Nagios is a brilliant monitoring system that I’ve used for years. If you need to use Nagios to monitor remote servers, the usual method is to install a small client, NRPE (Nagios Remote Plugin Executor), on the remote server and use this to execute checks and send the data back to the main Nagios server. However, recently I could not install this plugin on a server.
Fortunately you can execute checks via SSH instead. The first step to getting this working is to enable to Nagios server to access the remote server via SSH without a password. This requires creating a SSH kaypair for the Nagios user on the Nagios server -:
su nagios ssh-keygen -t rsa
Make sure you do not enter a passphrase when prompted. Now you need to copy the id_rsa.pub created to the remote server you need to login to -:
scp ~/.ssh/id_rsa.pub user@nagios.host:~/.ssh/authorized_keys
You should now be able to SSH to the remote server without providing a password. Obviously you should now make sure you Nagios server is adequately protected as it can access your other server without needing a password.
On the central Nagios server, in the commands.cfg configuration file, define the new checks. The example below defines a new check_ssh_load command:
# 'check_ssh_load' command definition
define command {
command_name check_ssh_load
command_line $USER1$/check_by_ssh -H $HOSTADDRESS$ -C "/home/user/bin/check_load
-w $ARG1$ -c $ARG2$"
}
This command will call the check_by_ssh plugin to connect to the specified host (via the $HOSTADDRESS$ macro) and execute the command /home/user/bin/check_load, which is the check_load plugin, on the remote machine; you will need to adjust the path to match the location of that plugin on the remote server. As well, if paths and/or usernames differ on remote servers and you plan to monitor more than one, you may need to define multiple commands, one for each server (or use macros).

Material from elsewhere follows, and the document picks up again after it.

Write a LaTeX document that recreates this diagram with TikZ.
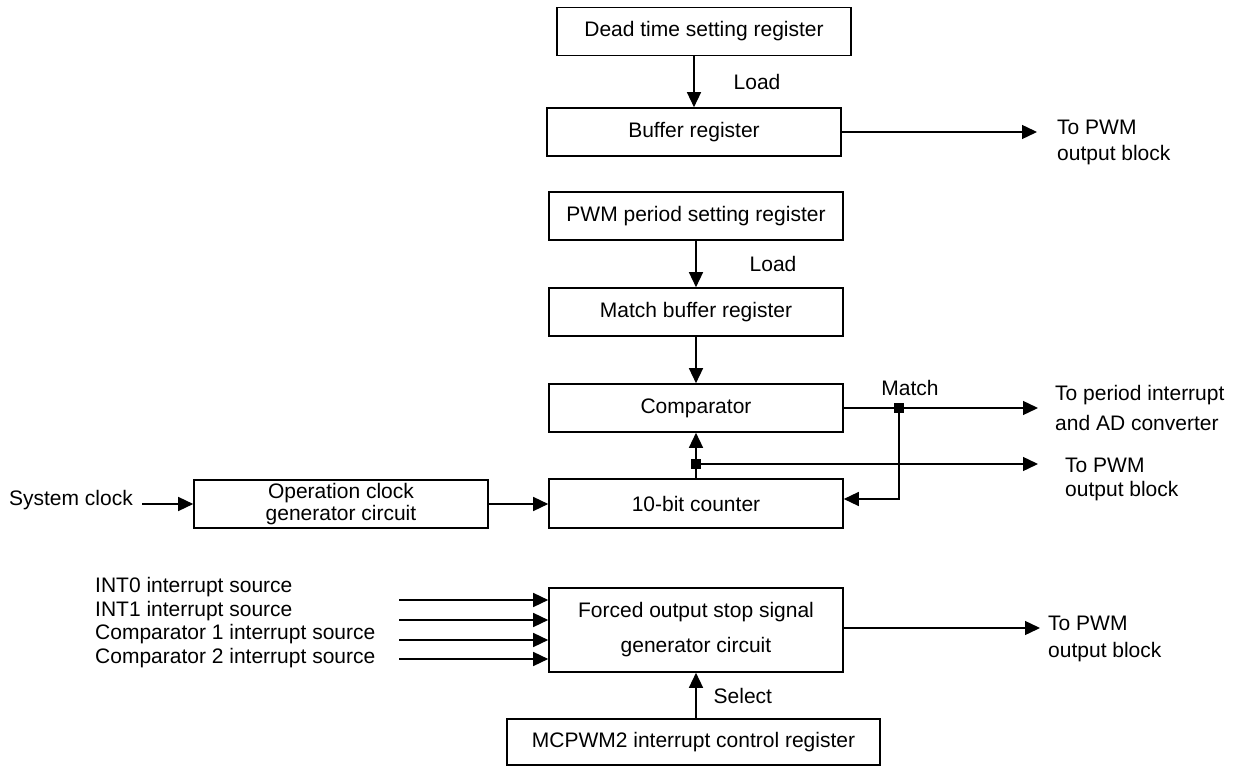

Next, edit services.cfg and add the following:
define service {
use local-service
hostgroup_name ssh-nagios-services
service_description Current Load
check_command check_ssh_load!5.0,4.0,3.0!10.0,6.0,4.0
}
This defines a new service to execute for hosts in the ssh-nagios-services hostgroup. It calls the defined check_ssh_load command and will put the service in a warn state if the load average hits 5, and a critical state if it hits 10 (adjust to suit, of course).
Finally, edit hostgroups.cfg to create the ssh-nagios-services hostgroup. Systems added to this hostgroup will automatically begin to use the defined service.
define hostgroup {
hostgroup_name ssh-nagios-services
alias Nagios over SSH
members remote1,remote2
}
Here we define that remote1 and remote2 both belong to this hostgroup. As a result, both will start using the check_ssh_load command.
Using check_by_ssh is a convenient and secure way to execute Nagios plugins on remote servers. When all you can see of the status of a remote server is HTTP or SMTP availability, your view of the server is quite restricted. Being able to see local resource usage can allow you to spot problems, and correct them, before they are visible to users.